▸ **DATASET ROWS**
* * *
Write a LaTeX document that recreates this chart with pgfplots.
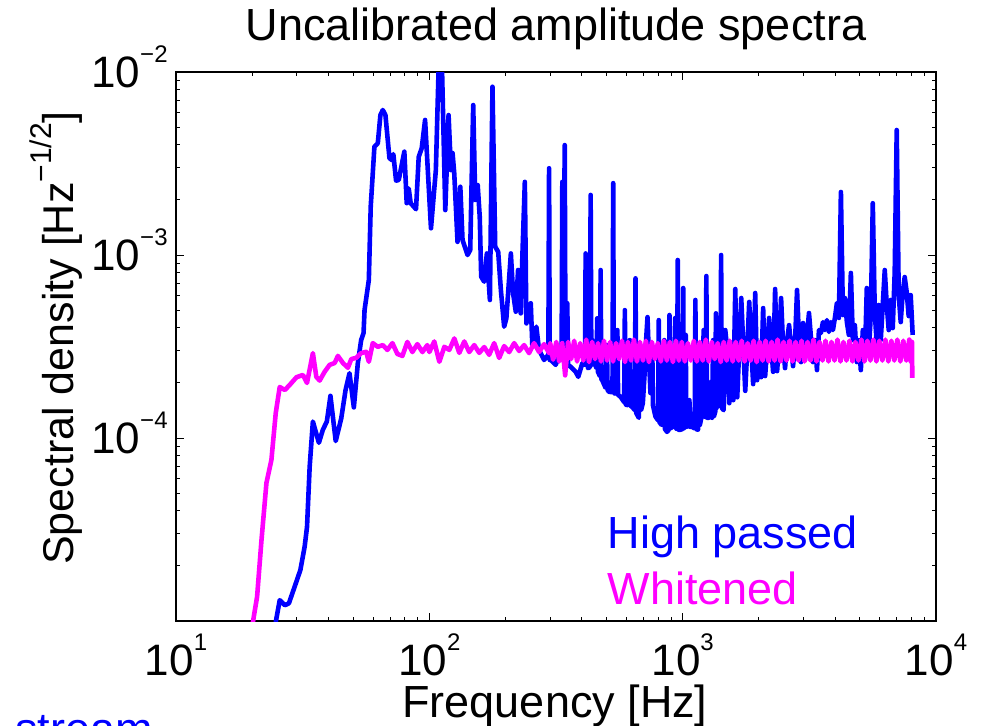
* * *
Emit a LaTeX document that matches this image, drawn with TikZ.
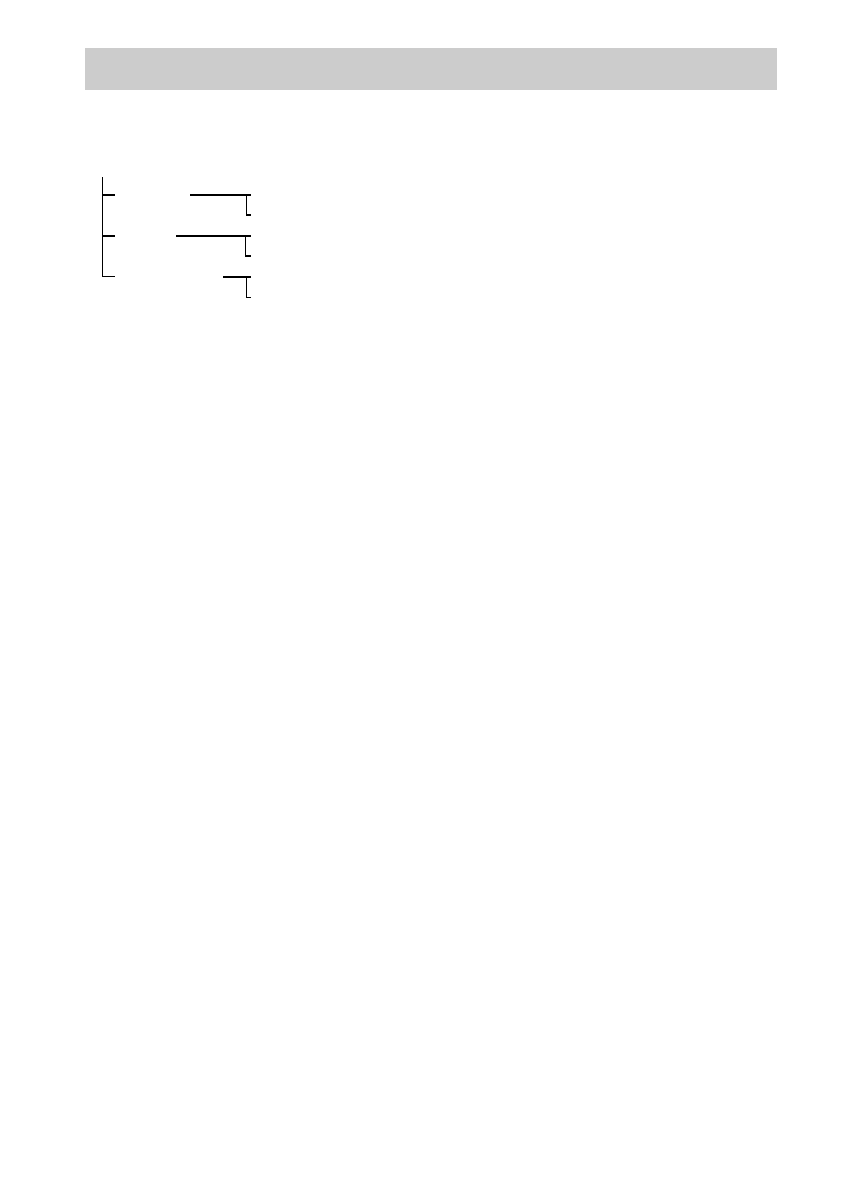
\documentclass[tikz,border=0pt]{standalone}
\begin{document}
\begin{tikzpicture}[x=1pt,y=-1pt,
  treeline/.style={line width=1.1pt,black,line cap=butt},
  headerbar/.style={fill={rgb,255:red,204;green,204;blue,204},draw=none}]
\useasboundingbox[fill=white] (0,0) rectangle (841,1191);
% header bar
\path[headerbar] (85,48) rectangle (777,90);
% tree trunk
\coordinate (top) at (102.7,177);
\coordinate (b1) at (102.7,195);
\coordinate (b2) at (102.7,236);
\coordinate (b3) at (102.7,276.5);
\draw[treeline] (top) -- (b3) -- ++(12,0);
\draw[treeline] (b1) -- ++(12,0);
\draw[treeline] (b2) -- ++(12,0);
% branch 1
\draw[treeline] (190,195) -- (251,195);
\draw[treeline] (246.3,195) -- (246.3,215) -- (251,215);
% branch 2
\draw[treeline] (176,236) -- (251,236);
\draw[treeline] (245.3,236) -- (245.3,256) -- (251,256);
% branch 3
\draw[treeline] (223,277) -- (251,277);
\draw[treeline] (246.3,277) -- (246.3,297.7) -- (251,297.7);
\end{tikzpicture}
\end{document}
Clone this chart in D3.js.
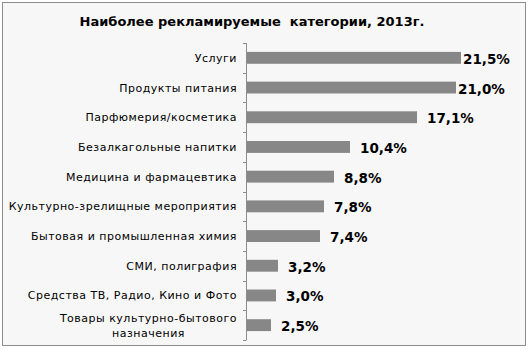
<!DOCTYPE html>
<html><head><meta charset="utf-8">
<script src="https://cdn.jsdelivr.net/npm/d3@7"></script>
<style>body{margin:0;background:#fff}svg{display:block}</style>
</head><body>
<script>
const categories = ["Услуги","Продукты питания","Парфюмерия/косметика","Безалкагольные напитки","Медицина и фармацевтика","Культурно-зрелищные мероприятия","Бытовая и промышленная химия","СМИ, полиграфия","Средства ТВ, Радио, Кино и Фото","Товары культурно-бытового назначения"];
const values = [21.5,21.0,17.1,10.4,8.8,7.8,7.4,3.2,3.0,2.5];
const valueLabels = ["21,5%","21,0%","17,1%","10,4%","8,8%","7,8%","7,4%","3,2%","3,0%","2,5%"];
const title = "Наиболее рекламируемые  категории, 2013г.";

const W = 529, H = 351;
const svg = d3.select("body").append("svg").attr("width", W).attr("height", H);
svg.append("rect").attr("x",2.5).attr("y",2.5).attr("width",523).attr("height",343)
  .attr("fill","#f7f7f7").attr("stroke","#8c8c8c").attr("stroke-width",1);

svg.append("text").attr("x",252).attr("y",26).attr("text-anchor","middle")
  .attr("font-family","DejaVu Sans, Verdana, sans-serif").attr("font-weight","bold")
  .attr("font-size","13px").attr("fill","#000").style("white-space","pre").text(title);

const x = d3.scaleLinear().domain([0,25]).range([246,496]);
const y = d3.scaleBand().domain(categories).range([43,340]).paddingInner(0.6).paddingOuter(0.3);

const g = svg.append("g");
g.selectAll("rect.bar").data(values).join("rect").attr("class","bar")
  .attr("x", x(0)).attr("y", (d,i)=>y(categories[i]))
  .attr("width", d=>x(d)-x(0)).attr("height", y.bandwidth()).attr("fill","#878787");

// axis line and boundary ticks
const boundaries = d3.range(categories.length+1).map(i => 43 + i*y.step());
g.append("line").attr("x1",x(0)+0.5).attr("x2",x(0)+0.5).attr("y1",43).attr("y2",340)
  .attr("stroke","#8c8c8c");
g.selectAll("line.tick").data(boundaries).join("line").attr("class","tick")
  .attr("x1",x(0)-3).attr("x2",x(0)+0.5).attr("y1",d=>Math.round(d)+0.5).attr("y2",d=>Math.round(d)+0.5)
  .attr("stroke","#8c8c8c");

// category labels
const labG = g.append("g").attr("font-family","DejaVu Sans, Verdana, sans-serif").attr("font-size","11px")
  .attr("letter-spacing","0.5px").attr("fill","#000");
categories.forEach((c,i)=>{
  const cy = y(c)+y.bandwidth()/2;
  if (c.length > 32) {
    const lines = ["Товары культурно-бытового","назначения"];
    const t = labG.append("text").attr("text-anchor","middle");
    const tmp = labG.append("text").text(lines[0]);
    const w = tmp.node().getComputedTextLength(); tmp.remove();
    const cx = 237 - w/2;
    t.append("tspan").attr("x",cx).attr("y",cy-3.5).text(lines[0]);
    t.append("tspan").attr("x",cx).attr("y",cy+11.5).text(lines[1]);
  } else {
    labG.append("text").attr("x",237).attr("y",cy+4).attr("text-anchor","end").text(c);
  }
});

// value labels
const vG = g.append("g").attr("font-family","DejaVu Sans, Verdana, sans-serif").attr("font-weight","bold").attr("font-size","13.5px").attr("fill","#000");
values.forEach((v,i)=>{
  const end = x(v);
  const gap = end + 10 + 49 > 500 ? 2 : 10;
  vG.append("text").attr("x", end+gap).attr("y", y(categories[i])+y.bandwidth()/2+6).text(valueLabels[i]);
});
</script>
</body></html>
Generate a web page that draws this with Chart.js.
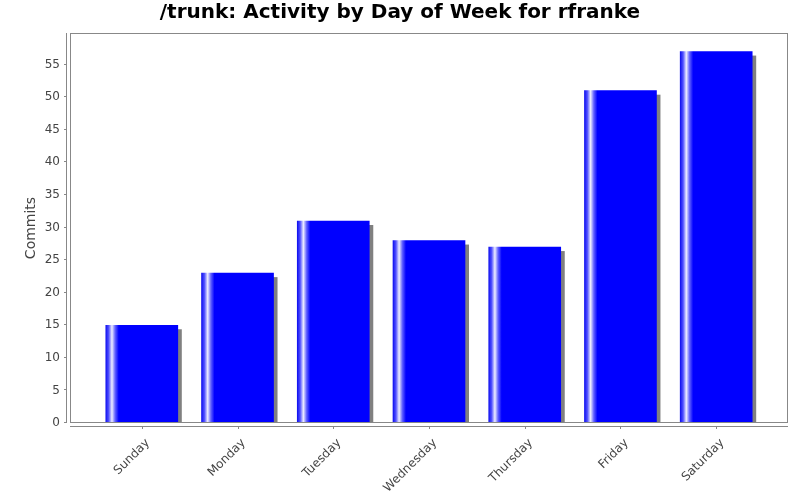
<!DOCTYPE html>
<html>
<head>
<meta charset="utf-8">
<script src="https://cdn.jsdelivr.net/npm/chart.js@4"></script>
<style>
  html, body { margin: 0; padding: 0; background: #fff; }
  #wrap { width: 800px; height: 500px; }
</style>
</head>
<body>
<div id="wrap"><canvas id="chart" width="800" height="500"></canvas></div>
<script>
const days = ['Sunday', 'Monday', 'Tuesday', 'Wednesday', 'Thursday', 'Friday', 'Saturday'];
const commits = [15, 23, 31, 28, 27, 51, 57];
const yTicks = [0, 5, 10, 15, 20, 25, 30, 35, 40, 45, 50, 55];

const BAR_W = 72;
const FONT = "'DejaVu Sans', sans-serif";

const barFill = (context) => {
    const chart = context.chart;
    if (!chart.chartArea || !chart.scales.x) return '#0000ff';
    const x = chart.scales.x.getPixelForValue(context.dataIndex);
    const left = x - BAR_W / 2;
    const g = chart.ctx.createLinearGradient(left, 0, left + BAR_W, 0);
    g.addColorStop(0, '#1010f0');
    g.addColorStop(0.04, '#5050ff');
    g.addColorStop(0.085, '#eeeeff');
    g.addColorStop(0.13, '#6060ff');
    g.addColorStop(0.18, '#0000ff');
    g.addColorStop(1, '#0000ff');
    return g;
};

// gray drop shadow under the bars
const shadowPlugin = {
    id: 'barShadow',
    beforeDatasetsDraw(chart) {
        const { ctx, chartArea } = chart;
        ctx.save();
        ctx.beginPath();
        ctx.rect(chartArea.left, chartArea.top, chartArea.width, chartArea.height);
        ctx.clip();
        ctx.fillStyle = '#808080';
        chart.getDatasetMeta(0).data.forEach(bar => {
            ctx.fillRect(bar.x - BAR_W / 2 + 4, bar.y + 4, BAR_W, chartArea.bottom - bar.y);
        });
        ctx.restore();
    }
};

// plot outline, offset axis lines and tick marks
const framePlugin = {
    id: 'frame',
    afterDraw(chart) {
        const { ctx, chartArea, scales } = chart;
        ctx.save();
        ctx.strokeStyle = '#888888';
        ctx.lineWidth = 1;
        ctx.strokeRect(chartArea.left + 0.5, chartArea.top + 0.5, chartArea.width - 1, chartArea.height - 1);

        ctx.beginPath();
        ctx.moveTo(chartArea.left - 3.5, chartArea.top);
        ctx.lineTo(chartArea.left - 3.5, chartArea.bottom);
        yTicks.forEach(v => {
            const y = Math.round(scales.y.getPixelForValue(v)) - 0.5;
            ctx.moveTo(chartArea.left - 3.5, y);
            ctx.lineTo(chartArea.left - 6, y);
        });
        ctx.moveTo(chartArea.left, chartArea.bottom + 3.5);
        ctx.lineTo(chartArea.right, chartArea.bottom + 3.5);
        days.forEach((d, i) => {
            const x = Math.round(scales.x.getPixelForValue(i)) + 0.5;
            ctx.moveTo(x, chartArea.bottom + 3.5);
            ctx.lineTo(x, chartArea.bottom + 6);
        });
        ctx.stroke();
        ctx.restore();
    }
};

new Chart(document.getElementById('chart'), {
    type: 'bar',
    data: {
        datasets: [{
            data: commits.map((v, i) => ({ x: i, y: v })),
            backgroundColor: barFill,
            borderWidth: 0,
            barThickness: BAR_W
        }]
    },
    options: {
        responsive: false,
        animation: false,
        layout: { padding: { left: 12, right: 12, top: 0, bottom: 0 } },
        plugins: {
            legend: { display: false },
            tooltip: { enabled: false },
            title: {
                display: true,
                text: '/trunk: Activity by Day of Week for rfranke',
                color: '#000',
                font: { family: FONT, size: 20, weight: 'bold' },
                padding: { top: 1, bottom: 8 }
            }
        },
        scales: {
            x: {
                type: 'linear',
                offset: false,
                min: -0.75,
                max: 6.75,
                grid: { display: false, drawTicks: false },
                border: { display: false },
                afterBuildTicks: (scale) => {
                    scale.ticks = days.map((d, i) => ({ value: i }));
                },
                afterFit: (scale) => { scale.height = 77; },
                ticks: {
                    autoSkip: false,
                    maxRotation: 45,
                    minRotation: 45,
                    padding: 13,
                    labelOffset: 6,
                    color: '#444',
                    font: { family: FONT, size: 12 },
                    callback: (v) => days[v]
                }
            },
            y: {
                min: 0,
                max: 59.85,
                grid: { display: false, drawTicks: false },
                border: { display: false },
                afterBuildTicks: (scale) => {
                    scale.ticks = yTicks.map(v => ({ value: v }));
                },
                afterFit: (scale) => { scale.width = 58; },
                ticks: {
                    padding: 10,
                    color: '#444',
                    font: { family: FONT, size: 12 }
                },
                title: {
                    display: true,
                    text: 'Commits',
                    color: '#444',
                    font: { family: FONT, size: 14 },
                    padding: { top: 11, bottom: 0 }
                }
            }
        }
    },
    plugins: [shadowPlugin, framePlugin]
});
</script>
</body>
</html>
* * *
▸ **WHAT THE EXERCISE ASKS**
Identify each line holding the string "this", and copy it out.

▸ **ANSWER TO THE EXERCISE**
Write a LaTeX document that recreates this chart with pgfplots.
Emit a LaTeX document that matches this image, drawn with TikZ.
Clone this chart in D3.js.
Generate a web page that draws this with Chart.js.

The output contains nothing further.